Even with her valuable relationship with Obradovic, Kohler has still had to learn firsthand the sense of urgency that comes with trying to make an Olympic team.
"Most Olympic hopefuls have had their sights on London at least since the last Olympics in Beijing," Kohler said. "For me, training for the Olympics didn't become a part of the plan until 2010. Coming onto the team a year out from the Games, I figured was plenty of time to work my way into the top of the group because I had managed to work my way up the rankings quickly at Cal. I soon realized that it can take years longer to work your way to the top of the best, especially in the lead-up year when the level of competition is at its peak."

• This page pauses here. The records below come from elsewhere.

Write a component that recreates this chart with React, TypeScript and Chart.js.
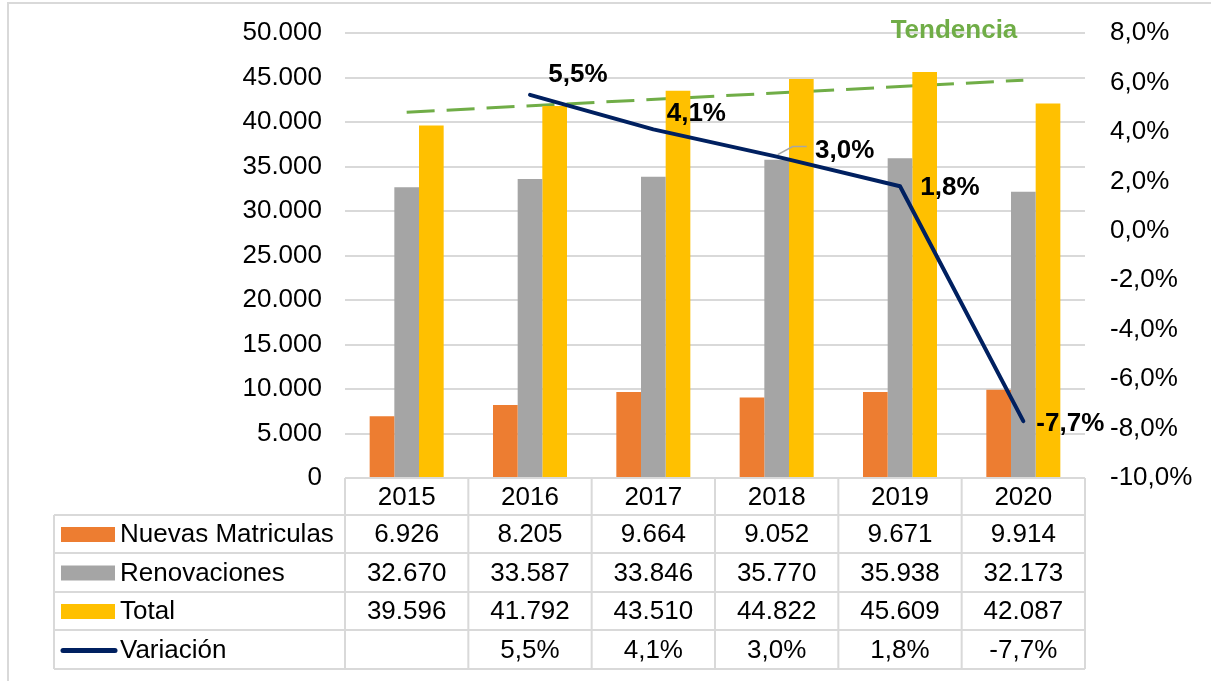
import React, { useEffect, useRef } from "react";
import { Chart, registerables } from "chart.js";
Chart.register(...registerables);

const years = ["2015", "2016", "2017", "2018", "2019", "2020"];
const nuevas = [6926, 8205, 9664, 9052, 9671, 9914];
const renovaciones = [32670, 33587, 33846, 35770, 35938, 32173];
const total = [39596, 41792, 43510, 44822, 45609, 42087];
const variacion: (number | null)[] = [null, 5.5, 4.1, 3.0, 1.8, -7.7];
// trendline end points (drawn straight between them)
const tendencia: (number | null)[] = [41100, null, null, null, null, 44700];
const seriesNames = ["Nuevas Matriculas", "Renovaciones", "Total", "Variación"];
const trendName = "Tendencia";

const FONT = "'Liberation Sans', Arial, sans-serif";
const C_ORANGE = "#ed7d31";
const C_GRAY = "#a5a5a5";
const C_YELLOW = "#ffc000";
const C_NAVY = "#002060";
const C_GREEN = "#70ad47";
const C_GRID = "#d9d9d9";

const labelOffsets: ([number, number] | null)[] = [null, [48, -20], [43, -16], [68, -6], [50, 2], [47, 3]];

const fmtThousands = (n: number) => String(n).replace(/\B(?=(\d{3})+(?!\d))/g, ".");
const fmtPct = (n: number) => n.toFixed(1).replace(".", ",") + "%";

const tablePlugin = {
  id: "tablePlugin",
  afterDatasetsDraw(chart: any) {
    const ctx = chart.ctx;
    const meta = chart.getDatasetMeta(3);
    ctx.save();
    ctx.font = `bold 26px ${FONT}`;
    ctx.fillStyle = "#000";
    ctx.textAlign = "center";
    ctx.textBaseline = "middle";
    meta.data.forEach((pt: any, i: number) => {
      const v = variacion[i];
      const off = labelOffsets[i];
      if (v == null || !off) return;
      if (i === 3) {
        ctx.strokeStyle = "#a6a6a6";
        ctx.lineWidth = 1.5;
        ctx.beginPath();
        ctx.moveTo(pt.x + 1, pt.y - 2);
        ctx.lineTo(pt.x + 16, pt.y - 10);
        ctx.lineTo(pt.x + 30, pt.y - 10);
        ctx.stroke();
      }
      ctx.fillText(fmtPct(v), pt.x + off[0], pt.y + off[1]);
    });
    // Tendencia label
    const xs = chart.scales.x;
    ctx.fillStyle = C_GREEN;
    ctx.fillText(trendName, xs.getPixelForValue(4) + 54, chart.chartArea.top - 2);
    ctx.restore();
  },
  afterDraw(chart: any) {
    const ctx = chart.ctx;
    const area = chart.chartArea;
    const colW = (area.right - area.left) / years.length;
    const tableLeft = 54;
    const top = area.bottom;
    const rows = [top, top + 37, top + 75, top + 114, top + 152, top + 191];
    ctx.save();
    ctx.strokeStyle = C_GRID;
    ctx.lineWidth = 2;
    // frame
    ctx.beginPath();
    ctx.moveTo(8, 681);
    ctx.lineTo(8, 3);
    ctx.lineTo(1211, 3);
    ctx.stroke();
    ctx.beginPath();
    ctx.moveTo(area.left, rows[0]);
    ctx.lineTo(area.right, rows[0]);
    for (let r = 1; r < rows.length; r++) {
      ctx.moveTo(tableLeft, rows[r]);
      ctx.lineTo(area.right, rows[r]);
    }
    ctx.moveTo(tableLeft, rows[1]);
    ctx.lineTo(tableLeft, rows[rows.length - 1]);
    for (let c = 0; c <= years.length; c++) {
      const x = area.left + c * colW;
      ctx.moveTo(x, rows[0]);
      ctx.lineTo(x, rows[rows.length - 1]);
    }
    ctx.stroke();

    ctx.fillStyle = "#000";
    ctx.font = `26px ${FONT}`;
    ctx.textBaseline = "middle";
    ctx.textAlign = "center";
    const mid = (r: number) => (rows[r] + rows[r + 1]) / 2 + 1;
    years.forEach((y, i) => ctx.fillText(y, area.left + (i + 0.5) * colW, mid(0)));
    const tableRows: { name: string; vals: (number | null)[]; fmt: (n: number) => string; color: string; line?: boolean }[] = [
      { name: seriesNames[0], vals: nuevas, fmt: fmtThousands, color: C_ORANGE },
      { name: seriesNames[1], vals: renovaciones, fmt: fmtThousands, color: C_GRAY },
      { name: seriesNames[2], vals: total, fmt: fmtThousands, color: C_YELLOW },
      { name: seriesNames[3], vals: variacion, fmt: fmtPct, color: C_NAVY, line: true },
    ];
    tableRows.forEach((row, r) => {
      const cy = mid(r + 1);
      if (row.line) {
        ctx.strokeStyle = row.color;
        ctx.lineWidth = 5;
        ctx.lineCap = "round";
        ctx.beginPath();
        ctx.moveTo(63, cy);
        ctx.lineTo(115, cy);
        ctx.stroke();
      } else {
        ctx.fillStyle = row.color;
        ctx.fillRect(61, cy - 8, 54, 15);
      }
      ctx.fillStyle = "#000";
      ctx.textAlign = "left";
      ctx.fillText(row.name, 120, cy);
      ctx.textAlign = "center";
      row.vals.forEach((v, i) => {
        if (v == null) return;
        ctx.fillText(row.fmt(v), area.left + (i + 0.5) * colW, cy);
      });
    });
    ctx.restore();
  },
};

export default function App() {
  const ref = useRef<HTMLCanvasElement | null>(null);
  useEffect(() => {
    if (!ref.current) return;
    const chart = new Chart(ref.current, {
      type: "bar",
      data: {
        labels: years,
        datasets: [
          { type: "bar", label: seriesNames[0], data: nuevas, backgroundColor: C_ORANGE, yAxisID: "y", order: 1, categoryPercentage: 0.6, barPercentage: 1 },
          { type: "bar", label: seriesNames[1], data: renovaciones, backgroundColor: C_GRAY, yAxisID: "y", order: 1, categoryPercentage: 0.6, barPercentage: 1 },
          { type: "bar", label: seriesNames[2], data: total, backgroundColor: C_YELLOW, yAxisID: "y", order: 1, categoryPercentage: 0.6, barPercentage: 1 },
          { type: "line", label: seriesNames[3], data: variacion, borderColor: C_NAVY, borderWidth: 4, pointRadius: 0, tension: 0, yAxisID: "y1", order: 0, borderCapStyle: "round", borderJoinStyle: "round" },
          { type: "line", label: trendName, data: tendencia, borderColor: C_GREEN, borderWidth: 3, borderDash: [28, 12], pointRadius: 0, spanGaps: true, yAxisID: "y", order: 2 },
        ] as any,
      },
      options: {
        animation: false,
        responsive: false,
        events: [],
        layout: { padding: { top: 33, bottom: 203, left: 0, right: 0 } },
        plugins: { legend: { display: false }, tooltip: { enabled: false } },
        scales: {
          x: { display: false, offset: true },
          y: {
            position: "left",
            min: 0,
            max: 50000,
            afterFit: (s: any) => { s.width = 345; s.paddingTop = 0; s.paddingBottom = 0; },
            ticks: { stepSize: 5000, padding: 23, color: "#000", font: { family: FONT, size: 26 }, callback: (v: any) => fmtThousands(Number(v)) },
            grid: { color: C_GRID, lineWidth: 2, drawTicks: false },
            border: { display: false },
          },
          y1: {
            position: "right",
            min: -10,
            max: 8,
            afterFit: (s: any) => { s.width = 126; s.paddingTop = 0; s.paddingBottom = 0; },
            ticks: { stepSize: 2, padding: 25, color: "#000", font: { family: FONT, size: 26 }, callback: (v: any) => fmtPct(Number(v)) },
            grid: { display: false, drawTicks: false },
            border: { display: false },
          },
        },
      } as any,
      plugins: [tablePlugin],
    });
    return () => chart.destroy();
  }, []);
  return (
    <div style={{ position: "fixed", left: 0, top: 0, width: 1211, height: 681, background: "#fff" }}>
      <canvas ref={ref} width={1211} height={681} style={{ display: "block" }} />
    </div>
  );
}
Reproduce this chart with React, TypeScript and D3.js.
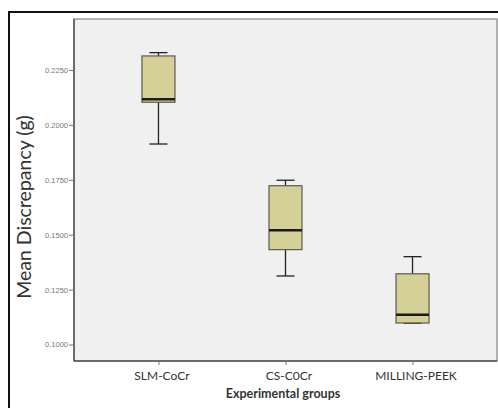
import React, { useEffect, useRef } from 'react';
import * as d3 from 'd3';

// group names and five-number summaries
const groups = ['SLM-CoCr', 'CS-C0Cr', 'MILLING-PEEK'];
const mins = [0.1913, 0.1312, 0.1097];
const q1s = [0.2103, 0.1432, 0.1098];
const medians = [0.2117, 0.1520, 0.1136];
const q3s = [0.2314, 0.1723, 0.1322];
const maxs = [0.2329, 0.1748, 0.1400];
const yTicks = [0.1, 0.125, 0.15, 0.175, 0.2, 0.225];

const App = () => {
  const svgRef = useRef(null);

  useEffect(() => {
    const W = 498, H = 408;
    const panel = { left: 74, top: 19, right: 497, bottom: 361 };

    const svg = d3.select(svgRef.current)
      .attr('width', W)
      .attr('height', H);
    svg.selectAll('*').remove();

    // outer frame
    svg.append('path')
      .attr('d', `M9,${H + 2}V12H${W + 2}`)
      .attr('fill', 'none')
      .attr('stroke', '#111')
      .attr('stroke-width', 2);

    const yScale = d3.scaleLinear()
      .domain([0.1, 0.225])
      .range([344.5, 70]);

    const xScale = d3.scalePoint()
      .domain(groups)
      .range([panel.left, panel.right])
      .padding(0.665);

    // plot area
    svg.append('rect')
      .attr('x', panel.left)
      .attr('y', panel.top)
      .attr('width', panel.right - panel.left)
      .attr('height', panel.bottom - panel.top)
      .attr('fill', '#f0f0f0')
      .attr('stroke', '#9a9a9a')
      .attr('stroke-width', 1.5);

    // y axis
    const yAxis = svg.append('g')
      .attr('transform', `translate(${panel.left},0)`)
      .call(d3.axisLeft(yScale).tickValues(yTicks).tickFormat(d3.format('.4f')).tickSize(5).tickPadding(1));
    yAxis.select('.domain').attr('d', `M0,${panel.top}V${panel.bottom}`).attr('stroke', '#555').attr('stroke-width', 1.5);
    yAxis.selectAll('.tick line').attr('stroke', '#777');
    yAxis.selectAll('.tick text')
      .attr('fill', '#777')
      .style('font-family', 'Liberation Sans, Arial, sans-serif')
      .style('font-size', '7.5px');

    // x axis
    const xAxis = svg.append('g')
      .attr('transform', `translate(0,${panel.bottom})`)
      .call(d3.axisBottom(xScale).tickSize(4).tickPadding(6));
    xAxis.select('.domain').attr('d', `M${panel.left},0H${panel.right}`).attr('stroke', '#555').attr('stroke-width', 1.5);
    xAxis.selectAll('.tick line').attr('stroke', '#777');
    xAxis.selectAll('.tick text')
      .attr('fill', '#333')
      .attr('dx', 3)
      .style('font-family', 'Lato, sans-serif')
      .style('font-size', '12px');

    // boxes
    const boxW = 33, capW = 18;
    const g = svg.append('g');
    groups.forEach((name, i) => {
      const cx = xScale(name);
      g.append('line')
        .attr('x1', cx).attr('x2', cx)
        .attr('y1', yScale(maxs[i])).attr('y2', yScale(q3s[i]))
        .attr('stroke', '#222').attr('stroke-width', 1.3);
      g.append('line')
        .attr('x1', cx).attr('x2', cx)
        .attr('y1', yScale(q1s[i])).attr('y2', yScale(mins[i]))
        .attr('stroke', '#222').attr('stroke-width', 1.3);
      [maxs[i], mins[i]].forEach((v) => {
        g.append('line')
          .attr('x1', cx - capW / 2).attr('x2', cx + capW / 2)
          .attr('y1', yScale(v)).attr('y2', yScale(v))
          .attr('stroke', '#222').attr('stroke-width', 1.3);
      });
      g.append('rect')
        .attr('x', cx - boxW / 2)
        .attr('y', yScale(q3s[i]))
        .attr('width', boxW)
        .attr('height', yScale(q1s[i]) - yScale(q3s[i]))
        .attr('fill', '#d4d097')
        .attr('stroke', '#5a5a4a')
        .attr('stroke-width', 1.2);
      g.append('line')
        .attr('x1', cx - boxW / 2).attr('x2', cx + boxW / 2)
        .attr('y1', yScale(medians[i])).attr('y2', yScale(medians[i]))
        .attr('stroke', '#1a1a1a').attr('stroke-width', 2.5);
    });

    // axis titles
    svg.append('text')
      .attr('x', 283)
      .attr('y', 398)
      .attr('text-anchor', 'middle')
      .attr('fill', '#333')
      .style('font-family', 'Lato, sans-serif')
      .style('font-size', '12.5px')
      .style('font-weight', 'bold')
      .text('Experimental groups');

    svg.append('text')
      .attr('transform', 'translate(31,207) rotate(-90)')
      .attr('text-anchor', 'middle')
      .attr('fill', '#333')
      .style('font-family', 'Lato, sans-serif')
      .style('font-size', '19.5px')
      .text('Mean Discrepancy (g)');
  }, []);

  return (
    <div style={{ position: 'absolute', left: 0, top: 0 }}>
      <svg ref={svgRef} style={{ display: 'block' }}></svg>
    </div>
  );
};

export default App;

Considering how much she has achieved so quickly, the road to victory has not been as easy as it would appear for Kohler. She has often had phone conversations and traded text messages with O'Neill to help keep her spirits up at challenging times.
"We tell our team, `Don't let the lows get too low and don't let the highs get too high,' and she's had to learn that through this," O'Neill said. "She's had to keep a steady head and do the best that she can. I'm sure this first winter on the East Coast was a bit of a shock for her, but every challenge that we've thrown at her she has met. She's young, but she's not immature. She's got a good head on her shoulders. Hopefully, the lessons she's learned with our team have helped her prepare for what she's going through now."
The good news for Kohler arrived on June 22 with the announcement of the final lineups for the Olympics by US Rowing. There, listed next to veterans Adrienne Martelli, Megan Kalmoe and Natalie Dell for the women's quadruple sculls was the name of a relative newcomer: Kara Kohler.
Another goal reached with others certainly on the way.